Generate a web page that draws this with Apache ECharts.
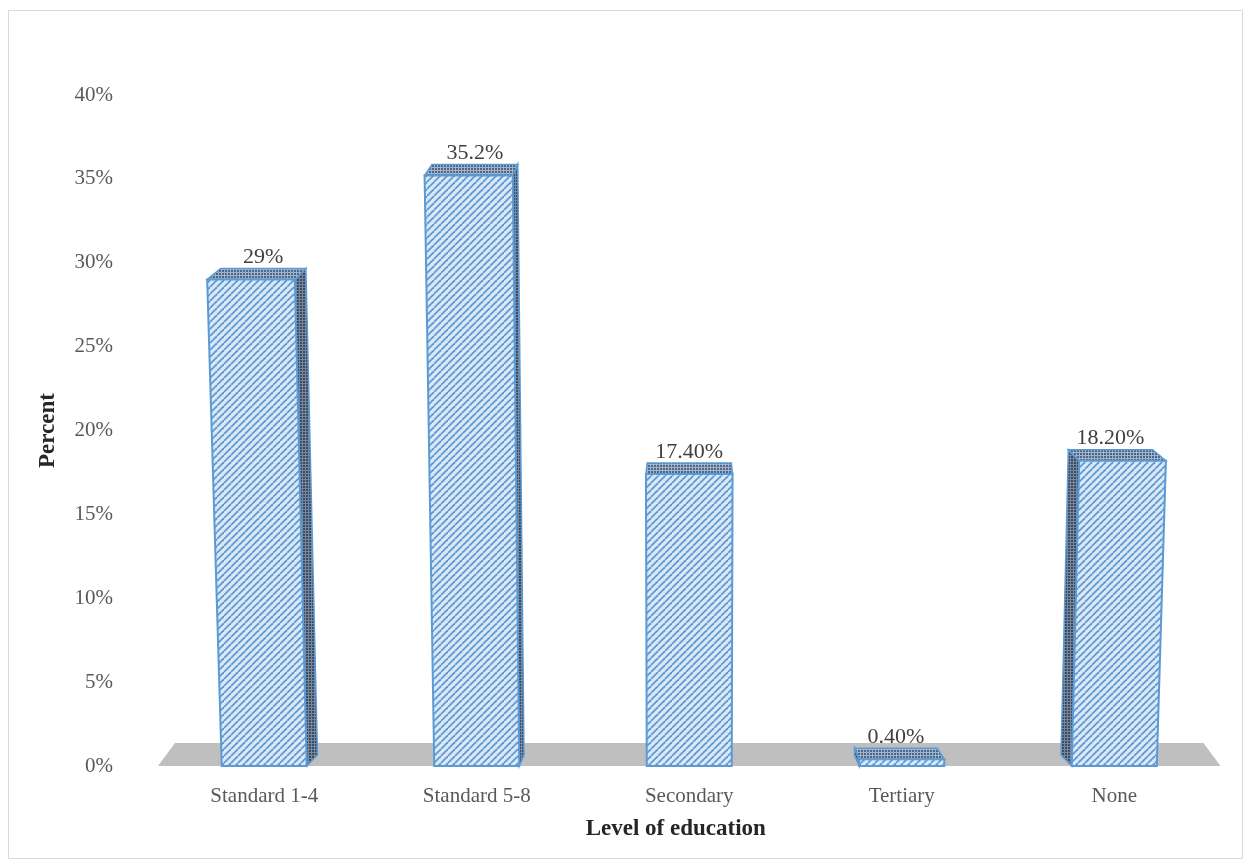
<!DOCTYPE html>
<html>
<head>
<meta charset="utf-8">
<script src="https://cdn.jsdelivr.net/npm/echarts@6/dist/echarts.min.js"></script>
<style>
  html, body { margin: 0; padding: 0; background: #ffffff; }
  #chart { width: 1250px; height: 867px; }
</style>
</head>
<body>
<div id="chart"></div>
<script>
// Level of education (share of respondents, %)
const categories = ['Standard 1-4', 'Standard 5-8', 'Secondary', 'Tertiary', 'None'];
const percentValues = [29, 35.2, 17.4, 0.4, 18.2];
const valueLabels = ['29%', '35.2%', '17.40%', '0.40%', '18.20%'];
const yMin = 0, yMax = 40, yStep = 5;

const FONT = '"Liberation Serif", "Times New Roman", serif';

// Tiled fills for the faces of the boxes
function hatchPattern(bg, lineColor, size, width) {
  const c = document.createElement('canvas');
  c.width = size; c.height = size;
  const g = c.getContext('2d');
  g.fillStyle = bg; g.fillRect(0, 0, size, size);
  g.strokeStyle = lineColor; g.lineWidth = width;
  for (let k = -size; k <= size; k += size) {
    g.beginPath(); g.moveTo(k, size); g.lineTo(k + size, 0); g.stroke();
  }
  return { image: c, repeat: 'repeat' };
}
function dotPattern(bg, dot, size) {
  const c = document.createElement('canvas');
  c.width = size; c.height = size;
  const g = c.getContext('2d');
  g.fillStyle = bg; g.fillRect(0, 0, size, size);
  g.fillStyle = dot; g.fillRect(0, 0, 2, 2);
  return { image: c, repeat: 'repeat' };
}
const frontFill = hatchPattern('#dae8f6', '#5f98d2', 7, 1.8);
const topFill = dotPattern('#a0b4ca', '#4f6688', 3);
const sideFill = dotPattern('#76879e', '#3a4b63', 3);
const EDGE = '#5b9bd5';

// perspective helpers: vertical edges lean outward from the centre line,
// the far side of each box recedes toward the centre and upward
function spreadPoint(x, y, cx, baseY) {
  return [cx + (x - cx) * (1 + (baseY - y) / 15600), y];
}
function backPoint(p, cx) {
  return [p[0] - (p[0] - cx) * 0.028, p[1] - 11];
}

function renderFloor(params, api) {
  const cs = params.coordSys;
  const cx = cs.x + cs.width / 2;
  const baseY = cs.y + cs.height;
  const l = cs.x, r = cs.x + cs.width;
  const shrink = x => x - (x - cx) * 0.032;
  return {
    type: 'polygon',
    shape: { points: [[l, baseY], [r, baseY], [shrink(r), baseY - 23], [shrink(l), baseY - 23]] },
    style: { fill: '#bfbfbf', stroke: null }
  };
}

function renderBox(params, api) {
  const cs = params.coordSys;
  const cx = cs.x + cs.width / 2;
  const baseY = cs.y + cs.height;
  const i = api.value(0);
  const top = api.coord([i, api.value(1)]);
  const bw = api.size([1, 0])[0] * 0.4;
  const xl = top[0] - bw / 2, xr = top[0] + bw / 2, yt = top[1];

  const fbl = spreadPoint(xl, baseY, cx, baseY);
  const fbr = spreadPoint(xr, baseY, cx, baseY);
  const ftl = spreadPoint(xl, yt, cx, baseY);
  const ftr = spreadPoint(xr, yt, cx, baseY);
  const btl = backPoint(ftl, cx);
  const btr = backPoint(ftr, cx);

  const children = [];
  const mid = (xl + xr) / 2;
  if (mid < cx - 20) {
    children.push({
      type: 'polygon',
      shape: { points: [fbr, ftr, btr, backPoint(fbr, cx)] },
      style: { fill: sideFill, stroke: EDGE, lineWidth: 1.5 }
    });
  } else if (mid > cx + 20) {
    children.push({
      type: 'polygon',
      shape: { points: [fbl, ftl, btl, backPoint(fbl, cx)] },
      style: { fill: sideFill, stroke: EDGE, lineWidth: 1.5 }
    });
  }
  children.push({
    type: 'polygon',
    shape: { points: [ftl, ftr, btr, btl] },
    style: { fill: topFill, stroke: EDGE, lineWidth: 1.5 }
  });
  children.push({
    type: 'polygon',
    shape: { points: [fbl, fbr, ftr, ftl] },
    style: { fill: frontFill, stroke: EDGE, lineWidth: 2 }
  });
  children.push({
    type: 'text',
    style: {
      x: (btl[0] + btr[0]) / 2,
      y: Math.min(btl[1], btr[1]) - 11,
      text: valueLabels[i],
      fill: '#404040',
      font: '22px ' + FONT,
      align: 'center',
      verticalAlign: 'middle'
    }
  });
  return { type: 'group', children };
}

const chart = echarts.init(document.getElementById('chart'), null, { renderer: 'canvas' });
chart.setOption({
  animation: false,
  backgroundColor: '#ffffff',
  graphic: [{
    type: 'rect',
    shape: { x: 8.5, y: 10.5, width: 1234, height: 848 },
    style: { fill: null, stroke: '#d9d9d9', lineWidth: 1 },
    silent: true, z: -10
  }],
  grid: { left: 158, top: 95, width: 1062.5, height: 671 },
  xAxis: {
    type: 'category',
    data: categories,
    axisLine: { show: false },
    axisTick: { show: false },
    axisLabel: { margin: 20, fontSize: 21, color: '#595959', fontFamily: FONT },
    name: 'Level of education',
    nameLocation: 'middle',
    nameGap: 52,
    nameTextStyle: { fontSize: 23, fontWeight: 'bold', color: '#262626', fontFamily: FONT, padding: [0, 27, 0, 0] }
  },
  yAxis: {
    type: 'value',
    min: yMin, max: yMax, interval: yStep,
    axisLine: { show: false },
    axisTick: { show: false },
    splitLine: { show: false },
    axisLabel: { margin: 45, fontSize: 21, color: '#595959', fontFamily: FONT, formatter: '{value}%' },
    name: 'Percent',
    nameLocation: 'middle',
    nameGap: 98,
    nameRotate: 90,
    nameTextStyle: { fontSize: 23, fontWeight: 'bold', color: '#262626', fontFamily: FONT }
  },
  series: [
    {
      type: 'custom',
      name: 'floor',
      coordinateSystem: 'cartesian2d',
      data: [[0, 0]],
      renderItem: renderFloor,
      z: 1,
      silent: true
    },
    {
      type: 'custom',
      name: 'Percent',
      coordinateSystem: 'cartesian2d',
      encode: { x: 0, y: 1 },
      data: percentValues.map((v, i) => [i, v]),
      renderItem: renderBox,
      z: 2
    }
  ]
});
</script>
</body>
</html>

▬▬▬▬▬▬▬▬▬▬

** Instructions to follow **
Output exactly the span of lines from the top of the listing through the line holding "const EDGE = '#5b9bd5';", and leave every picture out.

** Written solution **
Generate a web page that draws this with Apache ECharts.
<!DOCTYPE html>
<html>
<head>
<meta charset="utf-8">
<script src="https://cdn.jsdelivr.net/npm/echarts@6/dist/echarts.min.js"></script>
<style>
  html, body { margin: 0; padding: 0; background: #ffffff; }
  #chart { width: 1250px; height: 867px; }
</style>
</head>
<body>
<div id="chart"></div>
<script>
// Level of education (share of respondents, %)
const categories = ['Standard 1-4', 'Standard 5-8', 'Secondary', 'Tertiary', 'None'];
const percentValues = [29, 35.2, 17.4, 0.4, 18.2];
const valueLabels = ['29%', '35.2%', '17.40%', '0.40%', '18.20%'];
const yMin = 0, yMax = 40, yStep = 5;

const FONT = '"Liberation Serif", "Times New Roman", serif';

// Tiled fills for the faces of the boxes
function hatchPattern(bg, lineColor, size, width) {
  const c = document.createElement('canvas');
  c.width = size; c.height = size;
  const g = c.getContext('2d');
  g.fillStyle = bg; g.fillRect(0, 0, size, size);
  g.strokeStyle = lineColor; g.lineWidth = width;
  for (let k = -size; k <= size; k += size) {
    g.beginPath(); g.moveTo(k, size); g.lineTo(k + size, 0); g.stroke();
  }
  return { image: c, repeat: 'repeat' };
}
function dotPattern(bg, dot, size) {
  const c = document.createElement('canvas');
  c.width = size; c.height = size;
  const g = c.getContext('2d');
  g.fillStyle = bg; g.fillRect(0, 0, size, size);
  g.fillStyle = dot; g.fillRect(0, 0, 2, 2);
  return { image: c, repeat: 'repeat' };
}
const frontFill = hatchPattern('#dae8f6', '#5f98d2', 7, 1.8);
const topFill = dotPattern('#a0b4ca', '#4f6688', 3);
const sideFill = dotPattern('#76879e', '#3a4b63', 3);
const EDGE = '#5b9bd5';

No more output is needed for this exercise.